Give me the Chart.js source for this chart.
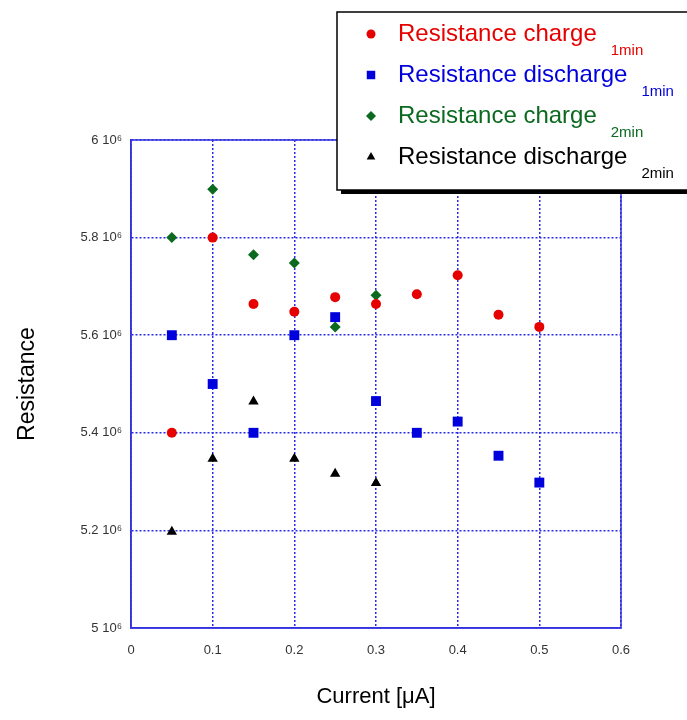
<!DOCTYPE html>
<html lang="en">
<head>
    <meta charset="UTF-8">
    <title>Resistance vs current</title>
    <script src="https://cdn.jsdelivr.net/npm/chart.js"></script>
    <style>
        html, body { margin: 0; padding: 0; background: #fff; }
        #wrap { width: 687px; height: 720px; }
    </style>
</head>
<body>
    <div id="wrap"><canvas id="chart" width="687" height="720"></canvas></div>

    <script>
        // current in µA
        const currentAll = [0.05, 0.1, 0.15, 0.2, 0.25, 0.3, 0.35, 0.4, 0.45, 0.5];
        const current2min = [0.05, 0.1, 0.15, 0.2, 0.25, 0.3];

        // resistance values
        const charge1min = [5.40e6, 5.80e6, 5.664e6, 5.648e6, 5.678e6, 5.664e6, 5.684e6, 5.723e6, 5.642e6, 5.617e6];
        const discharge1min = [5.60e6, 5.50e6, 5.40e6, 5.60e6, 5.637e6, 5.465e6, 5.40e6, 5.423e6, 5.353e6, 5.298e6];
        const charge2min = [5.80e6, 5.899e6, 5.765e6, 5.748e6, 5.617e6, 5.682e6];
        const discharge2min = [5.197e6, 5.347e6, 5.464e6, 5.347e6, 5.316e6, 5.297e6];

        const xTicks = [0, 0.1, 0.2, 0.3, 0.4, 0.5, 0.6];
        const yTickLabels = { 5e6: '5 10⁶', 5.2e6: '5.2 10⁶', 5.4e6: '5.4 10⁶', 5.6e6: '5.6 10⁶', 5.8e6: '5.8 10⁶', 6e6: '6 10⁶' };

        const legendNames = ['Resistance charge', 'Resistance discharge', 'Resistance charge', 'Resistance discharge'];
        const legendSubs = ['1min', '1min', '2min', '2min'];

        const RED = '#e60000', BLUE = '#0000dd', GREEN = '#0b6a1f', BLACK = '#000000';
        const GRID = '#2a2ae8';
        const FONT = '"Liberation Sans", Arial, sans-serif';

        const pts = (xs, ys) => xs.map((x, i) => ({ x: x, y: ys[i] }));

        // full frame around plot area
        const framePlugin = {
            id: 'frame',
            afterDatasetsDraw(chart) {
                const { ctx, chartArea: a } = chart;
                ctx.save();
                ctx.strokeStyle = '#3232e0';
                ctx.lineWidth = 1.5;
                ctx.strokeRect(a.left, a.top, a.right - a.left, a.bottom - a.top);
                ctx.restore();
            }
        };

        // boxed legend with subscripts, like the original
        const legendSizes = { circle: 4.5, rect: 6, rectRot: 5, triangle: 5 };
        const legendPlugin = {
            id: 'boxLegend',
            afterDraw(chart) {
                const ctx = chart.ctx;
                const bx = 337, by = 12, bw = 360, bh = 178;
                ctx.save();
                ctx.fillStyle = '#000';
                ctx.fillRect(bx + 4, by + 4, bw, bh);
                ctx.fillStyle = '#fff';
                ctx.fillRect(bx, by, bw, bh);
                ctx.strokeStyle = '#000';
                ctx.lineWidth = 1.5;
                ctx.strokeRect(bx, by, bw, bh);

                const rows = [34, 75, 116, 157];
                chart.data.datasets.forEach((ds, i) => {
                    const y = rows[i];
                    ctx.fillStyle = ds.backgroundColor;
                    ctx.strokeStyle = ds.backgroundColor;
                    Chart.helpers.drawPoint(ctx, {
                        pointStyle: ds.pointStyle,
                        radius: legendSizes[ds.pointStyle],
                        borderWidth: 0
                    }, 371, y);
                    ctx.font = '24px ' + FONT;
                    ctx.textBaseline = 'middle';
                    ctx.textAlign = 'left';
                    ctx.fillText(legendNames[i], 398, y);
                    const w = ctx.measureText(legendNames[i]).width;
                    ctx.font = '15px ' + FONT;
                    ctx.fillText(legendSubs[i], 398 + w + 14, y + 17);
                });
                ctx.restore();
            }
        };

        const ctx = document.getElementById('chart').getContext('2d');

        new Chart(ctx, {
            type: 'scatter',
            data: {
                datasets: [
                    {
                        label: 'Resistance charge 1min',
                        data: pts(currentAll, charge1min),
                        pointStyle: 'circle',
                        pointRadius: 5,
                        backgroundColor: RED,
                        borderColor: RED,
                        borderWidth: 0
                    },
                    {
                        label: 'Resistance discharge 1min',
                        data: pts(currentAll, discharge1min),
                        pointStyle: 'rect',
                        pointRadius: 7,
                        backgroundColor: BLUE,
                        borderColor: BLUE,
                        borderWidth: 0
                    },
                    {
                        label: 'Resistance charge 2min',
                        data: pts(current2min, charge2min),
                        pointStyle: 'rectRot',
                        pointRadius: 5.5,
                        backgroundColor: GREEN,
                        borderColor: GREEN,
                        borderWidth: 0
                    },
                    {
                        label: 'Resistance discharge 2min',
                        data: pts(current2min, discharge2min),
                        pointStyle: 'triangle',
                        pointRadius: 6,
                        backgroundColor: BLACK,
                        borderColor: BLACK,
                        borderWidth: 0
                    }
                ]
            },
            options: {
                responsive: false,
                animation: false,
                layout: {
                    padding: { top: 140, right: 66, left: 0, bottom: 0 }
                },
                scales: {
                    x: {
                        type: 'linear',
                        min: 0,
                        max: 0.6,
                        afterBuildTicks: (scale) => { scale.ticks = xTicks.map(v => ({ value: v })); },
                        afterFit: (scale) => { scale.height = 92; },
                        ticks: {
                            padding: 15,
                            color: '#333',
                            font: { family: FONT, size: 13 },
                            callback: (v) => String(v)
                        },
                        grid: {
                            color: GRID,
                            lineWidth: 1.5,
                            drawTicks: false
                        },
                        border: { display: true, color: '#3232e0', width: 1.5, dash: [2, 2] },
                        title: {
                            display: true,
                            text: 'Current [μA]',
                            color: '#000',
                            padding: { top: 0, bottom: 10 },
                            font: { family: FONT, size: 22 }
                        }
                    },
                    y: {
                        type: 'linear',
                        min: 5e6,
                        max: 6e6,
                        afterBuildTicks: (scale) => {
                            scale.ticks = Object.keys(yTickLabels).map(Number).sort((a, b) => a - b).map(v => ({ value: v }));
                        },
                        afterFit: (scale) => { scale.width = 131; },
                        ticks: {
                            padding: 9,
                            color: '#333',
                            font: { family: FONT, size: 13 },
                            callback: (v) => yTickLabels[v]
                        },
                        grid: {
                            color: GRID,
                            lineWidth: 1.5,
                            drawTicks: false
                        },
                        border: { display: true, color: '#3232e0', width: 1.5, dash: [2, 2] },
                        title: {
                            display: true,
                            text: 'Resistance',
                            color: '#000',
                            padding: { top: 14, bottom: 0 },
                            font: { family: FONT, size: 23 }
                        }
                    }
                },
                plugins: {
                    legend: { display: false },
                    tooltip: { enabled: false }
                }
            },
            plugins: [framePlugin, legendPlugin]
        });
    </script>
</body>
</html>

▸ Instruction
Go through the listing above and write it out again exactly, dropping the pictures.

▸ Correct output
Give me the Chart.js source for this chart.
<!DOCTYPE html>
<html lang="en">
<head>
    <meta charset="UTF-8">
    <title>Resistance vs current</title>
    <script src="https://cdn.jsdelivr.net/npm/chart.js"></script>
    <style>
        html, body { margin: 0; padding: 0; background: #fff; }
        #wrap { width: 687px; height: 720px; }
    </style>
</head>
<body>
    <div id="wrap"><canvas id="chart" width="687" height="720"></canvas></div>

    <script>
        // current in µA
        const currentAll = [0.05, 0.1, 0.15, 0.2, 0.25, 0.3, 0.35, 0.4, 0.45, 0.5];
        const current2min = [0.05, 0.1, 0.15, 0.2, 0.25, 0.3];

        // resistance values
        const charge1min = [5.40e6, 5.80e6, 5.664e6, 5.648e6, 5.678e6, 5.664e6, 5.684e6, 5.723e6, 5.642e6, 5.617e6];
        const discharge1min = [5.60e6, 5.50e6, 5.40e6, 5.60e6, 5.637e6, 5.465e6, 5.40e6, 5.423e6, 5.353e6, 5.298e6];
        const charge2min = [5.80e6, 5.899e6, 5.765e6, 5.748e6, 5.617e6, 5.682e6];
        const discharge2min = [5.197e6, 5.347e6, 5.464e6, 5.347e6, 5.316e6, 5.297e6];

        const xTicks = [0, 0.1, 0.2, 0.3, 0.4, 0.5, 0.6];
        const yTickLabels = { 5e6: '5 10⁶', 5.2e6: '5.2 10⁶', 5.4e6: '5.4 10⁶', 5.6e6: '5.6 10⁶', 5.8e6: '5.8 10⁶', 6e6: '6 10⁶' };

        const legendNames = ['Resistance charge', 'Resistance discharge', 'Resistance charge', 'Resistance discharge'];
        const legendSubs = ['1min', '1min', '2min', '2min'];

        const RED = '#e60000', BLUE = '#0000dd', GREEN = '#0b6a1f', BLACK = '#000000';
        const GRID = '#2a2ae8';
        const FONT = '"Liberation Sans", Arial, sans-serif';

        const pts = (xs, ys) => xs.map((x, i) => ({ x: x, y: ys[i] }));

        // full frame around plot area
        const framePlugin = {
            id: 'frame',
            afterDatasetsDraw(chart) {
                const { ctx, chartArea: a } = chart;
                ctx.save();
                ctx.strokeStyle = '#3232e0';
                ctx.lineWidth = 1.5;
                ctx.strokeRect(a.left, a.top, a.right - a.left, a.bottom - a.top);
                ctx.restore();
            }
        };

        // boxed legend with subscripts, like the original
        const legendSizes = { circle: 4.5, rect: 6, rectRot: 5, triangle: 5 };
        const legendPlugin = {
            id: 'boxLegend',
            afterDraw(chart) {
                const ctx = chart.ctx;
                const bx = 337, by = 12, bw = 360, bh = 178;
                ctx.save();
                ctx.fillStyle = '#000';
                ctx.fillRect(bx + 4, by + 4, bw, bh);
                ctx.fillStyle = '#fff';
                ctx.fillRect(bx, by, bw, bh);
                ctx.strokeStyle = '#000';
                ctx.lineWidth = 1.5;
                ctx.strokeRect(bx, by, bw, bh);

                const rows = [34, 75, 116, 157];
                chart.data.datasets.forEach((ds, i) => {
                    const y = rows[i];
                    ctx.fillStyle = ds.backgroundColor;
                    ctx.strokeStyle = ds.backgroundColor;
                    Chart.helpers.drawPoint(ctx, {
                        pointStyle: ds.pointStyle,
                        radius: legendSizes[ds.pointStyle],
                        borderWidth: 0
                    }, 371, y);
                    ctx.font = '24px ' + FONT;
                    ctx.textBaseline = 'middle';
                    ctx.textAlign = 'left';
                    ctx.fillText(legendNames[i], 398, y);
                    const w = ctx.measureText(legendNames[i]).width;
                    ctx.font = '15px ' + FONT;
                    ctx.fillText(legendSubs[i], 398 + w + 14, y + 17);
                });
                ctx.restore();
            }
        };

        const ctx = document.getElementById('chart').getContext('2d');

        new Chart(ctx, {
            type: 'scatter',
            data: {
                datasets: [
                    {
                        label: 'Resistance charge 1min',
                        data: pts(currentAll, charge1min),
                        pointStyle: 'circle',
                        pointRadius: 5,
                        backgroundColor: RED,
                        borderColor: RED,
                        borderWidth: 0
                    },
                    {
                        label: 'Resistance discharge 1min',
                        data: pts(currentAll, discharge1min),
                        pointStyle: 'rect',
                        pointRadius: 7,
                        backgroundColor: BLUE,
                        borderColor: BLUE,
                        borderWidth: 0
                    },
                    {
                        label: 'Resistance charge 2min',
                        data: pts(current2min, charge2min),
                        pointStyle: 'rectRot',
                        pointRadius: 5.5,
                        backgroundColor: GREEN,
                        borderColor: GREEN,
                        borderWidth: 0
                    },
                    {
                        label: 'Resistance discharge 2min',
                        data: pts(current2min, discharge2min),
                        pointStyle: 'triangle',
                        pointRadius: 6,
                        backgroundColor: BLACK,
                        borderColor: BLACK,
                        borderWidth: 0
                    }
                ]
            },
            options: {
                responsive: false,
                animation: false,
                layout: {
                    padding: { top: 140, right: 66, left: 0, bottom: 0 }
                },
                scales: {
                    x: {
                        type: 'linear',
                        min: 0,
                        max: 0.6,
                        afterBuildTicks: (scale) => { scale.ticks = xTicks.map(v => ({ value: v })); },
                        afterFit: (scale) => { scale.height = 92; },
                        ticks: {
                            padding: 15,
                            color: '#333',
                            font: { family: FONT, size: 13 },
                            callback: (v) => String(v)
                        },
                        grid: {
                            color: GRID,
                            lineWidth: 1.5,
                            drawTicks: false
                        },
                        border: { display: true, color: '#3232e0', width: 1.5, dash: [2, 2] },
                        title: {
                            display: true,
                            text: 'Current [μA]',
                            color: '#000',
                            padding: { top: 0, bottom: 10 },
                            font: { family: FONT, size: 22 }
                        }
                    },
                    y: {
                        type: 'linear',
                        min: 5e6,
                        max: 6e6,
                        afterBuildTicks: (scale) => {
                            scale.ticks = Object.keys(yTickLabels).map(Number).sort((a, b) => a - b).map(v => ({ value: v }));
                        },
                        afterFit: (scale) => { scale.width = 131; },
                        ticks: {
                            padding: 9,
                            color: '#333',
                            font: { family: FONT, size: 13 },
                            callback: (v) => yTickLabels[v]
                        },
                        grid: {
                            color: GRID,
                            lineWidth: 1.5,
                            drawTicks: false
                        },
                        border: { display: true, color: '#3232e0', width: 1.5, dash: [2, 2] },
                        title: {
                            display: true,
                            text: 'Resistance',
                            color: '#000',
                            padding: { top: 14, bottom: 0 },
                            font: { family: FONT, size: 23 }
                        }
                    }
                },
                plugins: {
                    legend: { display: false },
                    tooltip: { enabled: false }
                }
            },
            plugins: [framePlugin, legendPlugin]
        });
    </script>
</body>
</html>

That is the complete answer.